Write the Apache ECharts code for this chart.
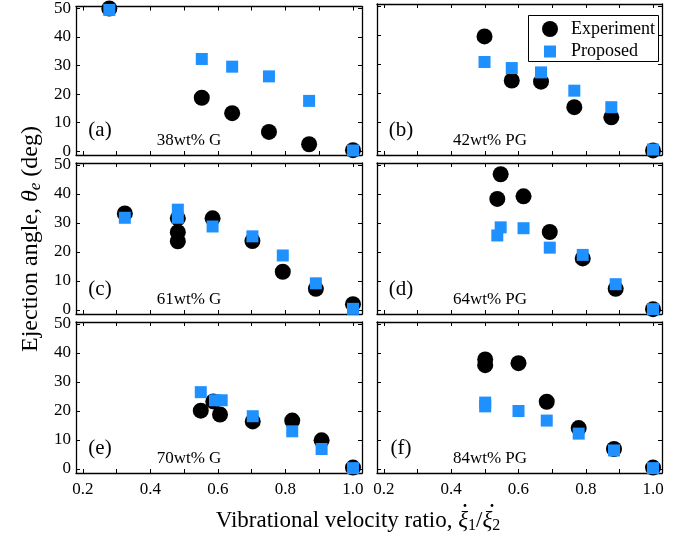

--

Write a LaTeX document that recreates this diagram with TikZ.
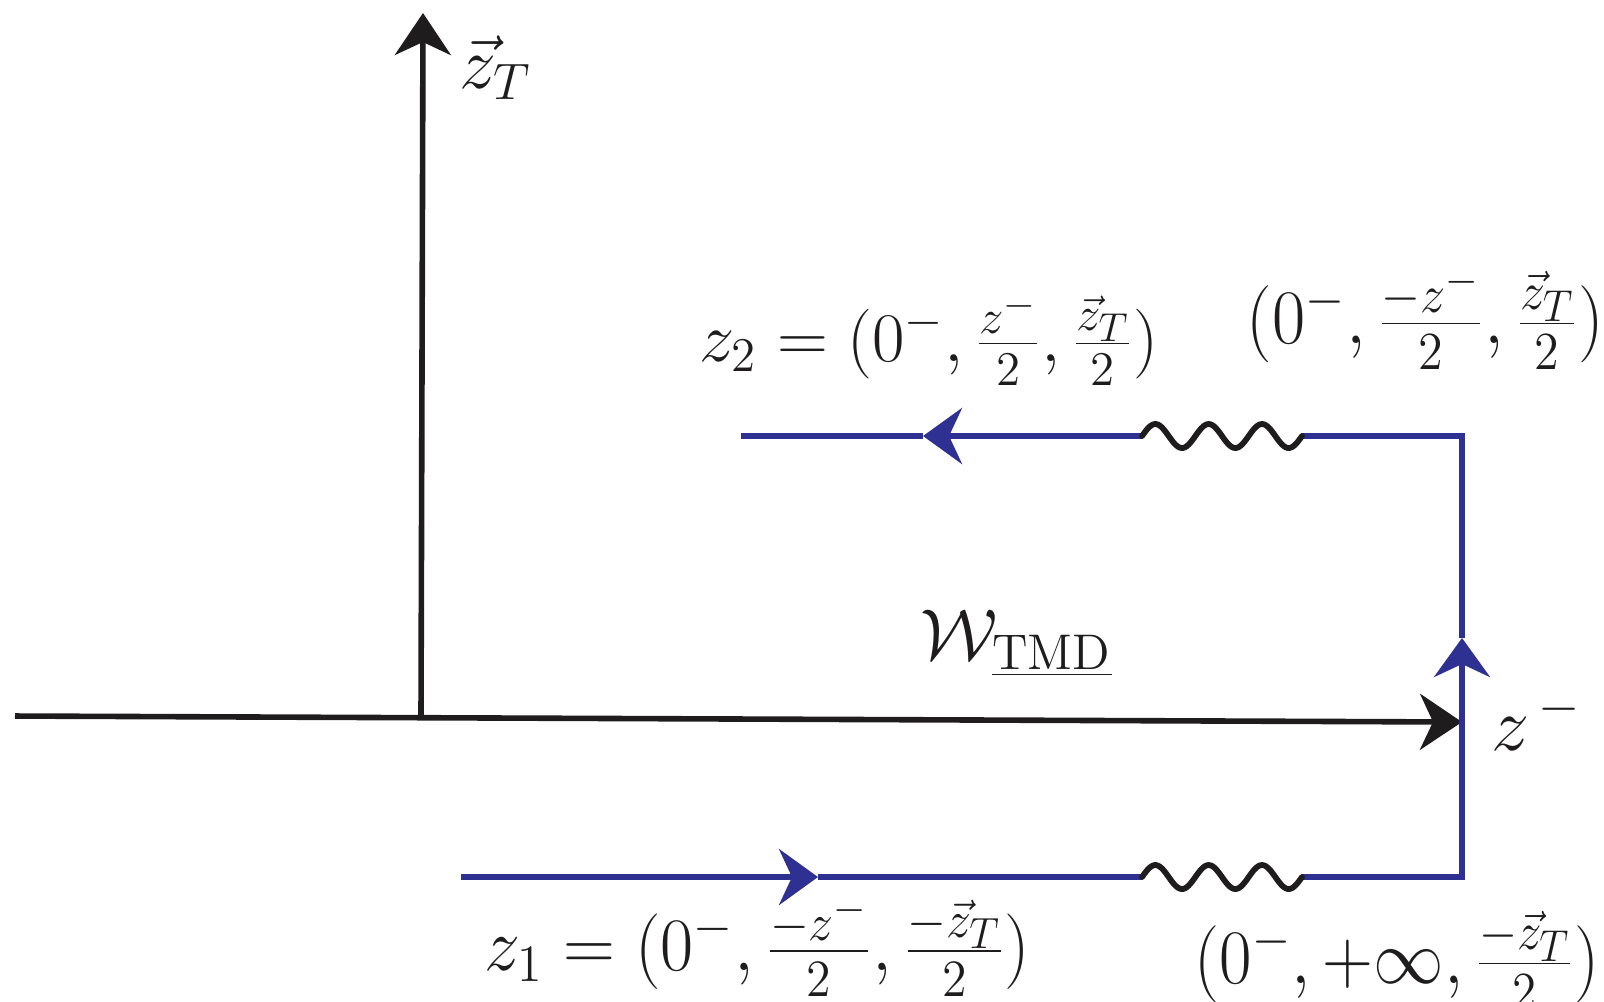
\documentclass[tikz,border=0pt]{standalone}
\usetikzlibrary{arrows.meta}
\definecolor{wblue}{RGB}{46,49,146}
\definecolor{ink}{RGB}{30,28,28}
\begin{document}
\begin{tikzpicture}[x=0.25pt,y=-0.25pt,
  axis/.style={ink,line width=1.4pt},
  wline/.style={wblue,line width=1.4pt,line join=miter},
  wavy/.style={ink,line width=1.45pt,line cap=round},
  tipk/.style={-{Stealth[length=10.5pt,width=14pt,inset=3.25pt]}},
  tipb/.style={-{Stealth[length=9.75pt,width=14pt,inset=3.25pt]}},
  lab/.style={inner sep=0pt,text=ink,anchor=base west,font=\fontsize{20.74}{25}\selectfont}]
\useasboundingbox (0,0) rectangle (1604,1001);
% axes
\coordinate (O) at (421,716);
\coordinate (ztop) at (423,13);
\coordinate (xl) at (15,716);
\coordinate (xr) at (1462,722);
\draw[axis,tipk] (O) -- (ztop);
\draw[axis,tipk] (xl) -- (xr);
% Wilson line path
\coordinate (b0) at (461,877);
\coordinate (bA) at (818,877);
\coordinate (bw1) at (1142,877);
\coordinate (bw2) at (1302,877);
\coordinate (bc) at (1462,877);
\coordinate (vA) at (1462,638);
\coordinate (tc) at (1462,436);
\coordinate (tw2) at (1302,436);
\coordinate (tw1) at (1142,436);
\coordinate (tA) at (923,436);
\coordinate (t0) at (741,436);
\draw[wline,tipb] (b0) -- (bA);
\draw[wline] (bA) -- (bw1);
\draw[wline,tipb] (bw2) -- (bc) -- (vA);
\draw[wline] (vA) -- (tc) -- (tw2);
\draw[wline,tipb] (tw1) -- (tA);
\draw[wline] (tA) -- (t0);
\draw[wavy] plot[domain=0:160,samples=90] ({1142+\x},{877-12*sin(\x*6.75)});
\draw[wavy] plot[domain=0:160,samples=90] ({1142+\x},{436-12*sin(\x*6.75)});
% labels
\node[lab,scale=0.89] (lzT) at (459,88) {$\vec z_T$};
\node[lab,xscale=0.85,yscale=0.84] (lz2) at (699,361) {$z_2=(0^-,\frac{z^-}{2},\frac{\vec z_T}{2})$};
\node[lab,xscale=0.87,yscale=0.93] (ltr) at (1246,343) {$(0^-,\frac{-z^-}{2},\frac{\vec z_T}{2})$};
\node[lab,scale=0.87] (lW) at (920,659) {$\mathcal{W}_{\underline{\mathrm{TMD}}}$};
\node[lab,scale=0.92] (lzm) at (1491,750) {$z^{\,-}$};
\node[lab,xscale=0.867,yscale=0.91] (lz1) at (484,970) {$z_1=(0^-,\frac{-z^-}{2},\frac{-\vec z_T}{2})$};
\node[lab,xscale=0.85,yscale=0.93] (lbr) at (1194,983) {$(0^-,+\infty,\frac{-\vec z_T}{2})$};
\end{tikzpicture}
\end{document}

Problem requirements. Copy every line from the records above that contains the word "Write".

Output for this exercise.
Write the Apache ECharts code for this chart.
Write a LaTeX document that recreates this diagram with TikZ.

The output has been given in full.